▶
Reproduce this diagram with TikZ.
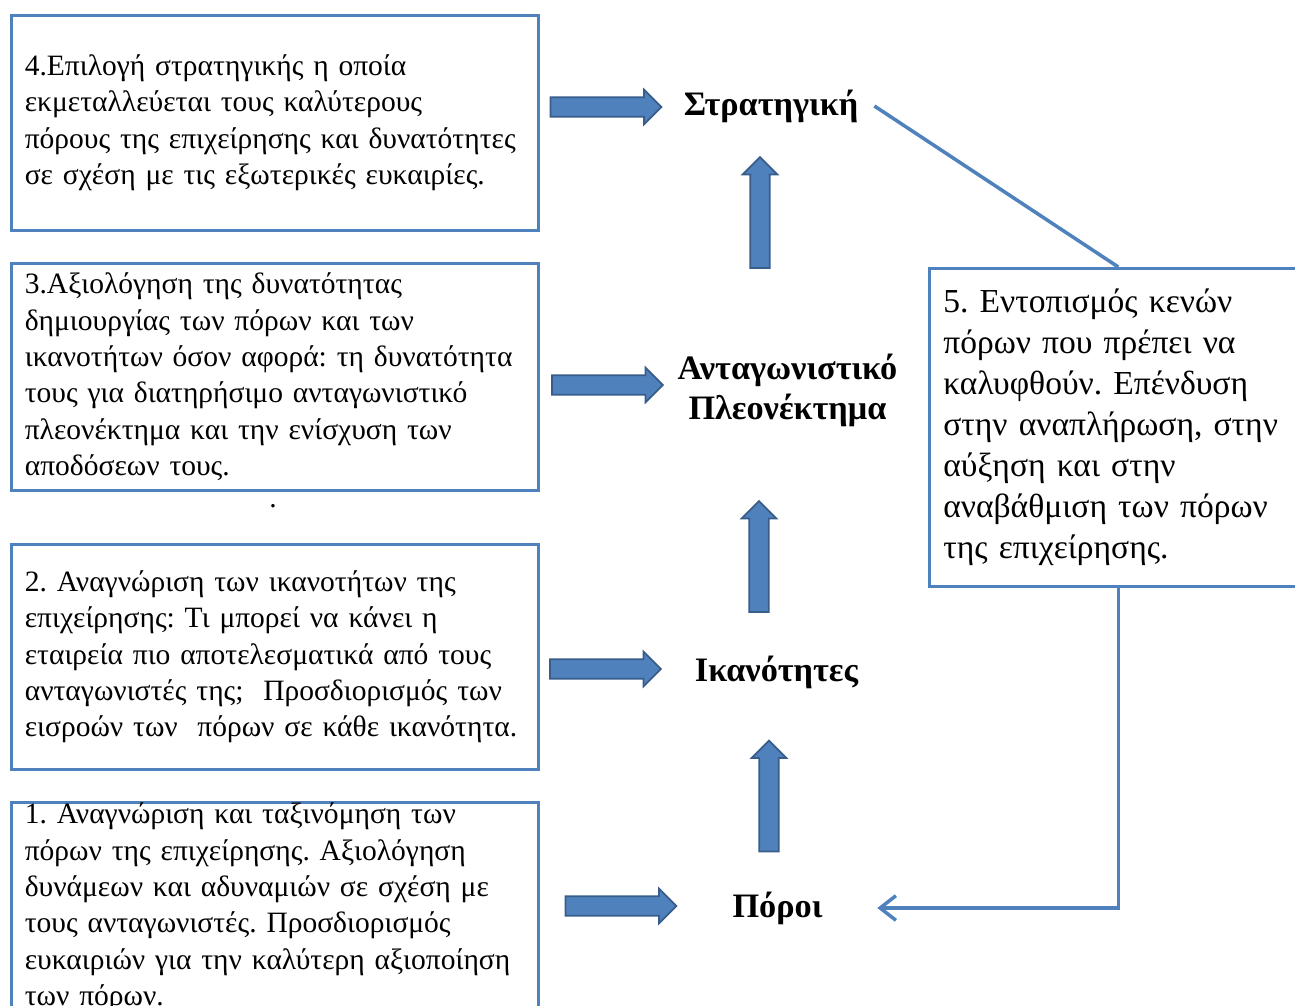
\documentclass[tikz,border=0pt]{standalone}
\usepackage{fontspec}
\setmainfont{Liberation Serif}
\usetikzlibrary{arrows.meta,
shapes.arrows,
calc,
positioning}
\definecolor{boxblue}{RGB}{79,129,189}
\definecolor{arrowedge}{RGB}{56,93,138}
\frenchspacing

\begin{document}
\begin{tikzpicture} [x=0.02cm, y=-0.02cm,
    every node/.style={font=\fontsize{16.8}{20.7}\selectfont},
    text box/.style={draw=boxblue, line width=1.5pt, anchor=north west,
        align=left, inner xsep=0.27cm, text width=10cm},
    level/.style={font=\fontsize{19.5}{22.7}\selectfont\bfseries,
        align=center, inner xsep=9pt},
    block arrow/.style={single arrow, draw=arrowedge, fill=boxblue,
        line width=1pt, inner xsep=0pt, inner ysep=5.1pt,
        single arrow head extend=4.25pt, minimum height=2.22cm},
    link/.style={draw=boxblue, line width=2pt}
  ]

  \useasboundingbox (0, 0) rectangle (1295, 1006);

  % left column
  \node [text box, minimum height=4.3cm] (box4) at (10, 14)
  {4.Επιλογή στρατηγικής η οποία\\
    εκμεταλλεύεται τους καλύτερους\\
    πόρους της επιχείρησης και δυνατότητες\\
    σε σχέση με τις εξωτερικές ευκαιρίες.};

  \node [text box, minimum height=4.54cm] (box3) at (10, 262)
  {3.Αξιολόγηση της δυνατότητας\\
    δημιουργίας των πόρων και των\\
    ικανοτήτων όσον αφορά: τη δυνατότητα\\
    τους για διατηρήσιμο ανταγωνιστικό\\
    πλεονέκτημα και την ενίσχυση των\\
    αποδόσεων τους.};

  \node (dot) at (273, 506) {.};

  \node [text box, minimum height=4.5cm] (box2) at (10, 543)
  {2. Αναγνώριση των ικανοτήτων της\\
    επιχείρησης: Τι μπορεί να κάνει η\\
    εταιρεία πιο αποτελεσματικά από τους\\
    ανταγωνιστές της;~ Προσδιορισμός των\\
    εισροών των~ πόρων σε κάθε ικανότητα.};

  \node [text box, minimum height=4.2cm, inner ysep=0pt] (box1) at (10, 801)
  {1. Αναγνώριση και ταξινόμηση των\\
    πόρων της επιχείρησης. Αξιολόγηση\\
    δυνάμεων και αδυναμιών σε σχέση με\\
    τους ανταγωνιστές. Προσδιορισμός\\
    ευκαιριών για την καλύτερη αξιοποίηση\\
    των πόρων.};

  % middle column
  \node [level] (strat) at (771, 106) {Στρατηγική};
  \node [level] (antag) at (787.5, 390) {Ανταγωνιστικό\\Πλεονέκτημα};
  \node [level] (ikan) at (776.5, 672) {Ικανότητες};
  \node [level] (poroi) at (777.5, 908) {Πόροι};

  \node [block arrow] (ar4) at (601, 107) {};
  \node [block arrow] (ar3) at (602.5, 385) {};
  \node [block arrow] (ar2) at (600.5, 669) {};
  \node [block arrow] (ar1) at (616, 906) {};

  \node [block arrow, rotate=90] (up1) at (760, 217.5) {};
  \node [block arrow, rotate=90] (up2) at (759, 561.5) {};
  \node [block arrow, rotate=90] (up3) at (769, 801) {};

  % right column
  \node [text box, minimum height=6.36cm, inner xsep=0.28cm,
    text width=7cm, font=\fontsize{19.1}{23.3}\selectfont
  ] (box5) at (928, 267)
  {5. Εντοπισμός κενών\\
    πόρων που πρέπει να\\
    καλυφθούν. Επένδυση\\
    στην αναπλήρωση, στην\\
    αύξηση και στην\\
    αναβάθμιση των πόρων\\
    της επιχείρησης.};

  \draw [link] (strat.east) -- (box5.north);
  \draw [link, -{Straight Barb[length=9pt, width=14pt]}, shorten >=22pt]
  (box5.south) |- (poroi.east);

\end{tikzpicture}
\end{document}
◀
_GIVEN TASK_
Only the lines from the start of the material through the line containing "[level] (poroi) at" should be transcribed. Pictures stay out.

_OUTPUT OF THE TASK_
Reproduce this diagram with TikZ.
\documentclass[tikz,border=0pt]{standalone}
\usepackage{fontspec}
\setmainfont{Liberation Serif}
\usetikzlibrary{arrows.meta,
shapes.arrows,
calc,
positioning}
\definecolor{boxblue}{RGB}{79,129,189}
\definecolor{arrowedge}{RGB}{56,93,138}
\frenchspacing

\begin{document}
\begin{tikzpicture} [x=0.02cm, y=-0.02cm,
    every node/.style={font=\fontsize{16.8}{20.7}\selectfont},
    text box/.style={draw=boxblue, line width=1.5pt, anchor=north west,
        align=left, inner xsep=0.27cm, text width=10cm},
    level/.style={font=\fontsize{19.5}{22.7}\selectfont\bfseries,
        align=center, inner xsep=9pt},
    block arrow/.style={single arrow, draw=arrowedge, fill=boxblue,
        line width=1pt, inner xsep=0pt, inner ysep=5.1pt,
        single arrow head extend=4.25pt, minimum height=2.22cm},
    link/.style={draw=boxblue, line width=2pt}
  ]

  \useasboundingbox (0, 0) rectangle (1295, 1006);

  % left column
  \node [text box, minimum height=4.3cm] (box4) at (10, 14)
  {4.Επιλογή στρατηγικής η οποία\\
    εκμεταλλεύεται τους καλύτερους\\
    πόρους της επιχείρησης και δυνατότητες\\
    σε σχέση με τις εξωτερικές ευκαιρίες.};

  \node [text box, minimum height=4.54cm] (box3) at (10, 262)
  {3.Αξιολόγηση της δυνατότητας\\
    δημιουργίας των πόρων και των\\
    ικανοτήτων όσον αφορά: τη δυνατότητα\\
    τους για διατηρήσιμο ανταγωνιστικό\\
    πλεονέκτημα και την ενίσχυση των\\
    αποδόσεων τους.};

  \node (dot) at (273, 506) {.};

  \node [text box, minimum height=4.5cm] (box2) at (10, 543)
  {2. Αναγνώριση των ικανοτήτων της\\
    επιχείρησης: Τι μπορεί να κάνει η\\
    εταιρεία πιο αποτελεσματικά από τους\\
    ανταγωνιστές της;~ Προσδιορισμός των\\
    εισροών των~ πόρων σε κάθε ικανότητα.};

  \node [text box, minimum height=4.2cm, inner ysep=0pt] (box1) at (10, 801)
  {1. Αναγνώριση και ταξινόμηση των\\
    πόρων της επιχείρησης. Αξιολόγηση\\
    δυνάμεων και αδυναμιών σε σχέση με\\
    τους ανταγωνιστές. Προσδιορισμός\\
    ευκαιριών για την καλύτερη αξιοποίηση\\
    των πόρων.};

  % middle column
  \node [level] (strat) at (771, 106) {Στρατηγική};
  \node [level] (antag) at (787.5, 390) {Ανταγωνιστικό\\Πλεονέκτημα};
  \node [level] (ikan) at (776.5, 672) {Ικανότητες};
  \node [level] (poroi) at (777.5, 908) {Πόροι};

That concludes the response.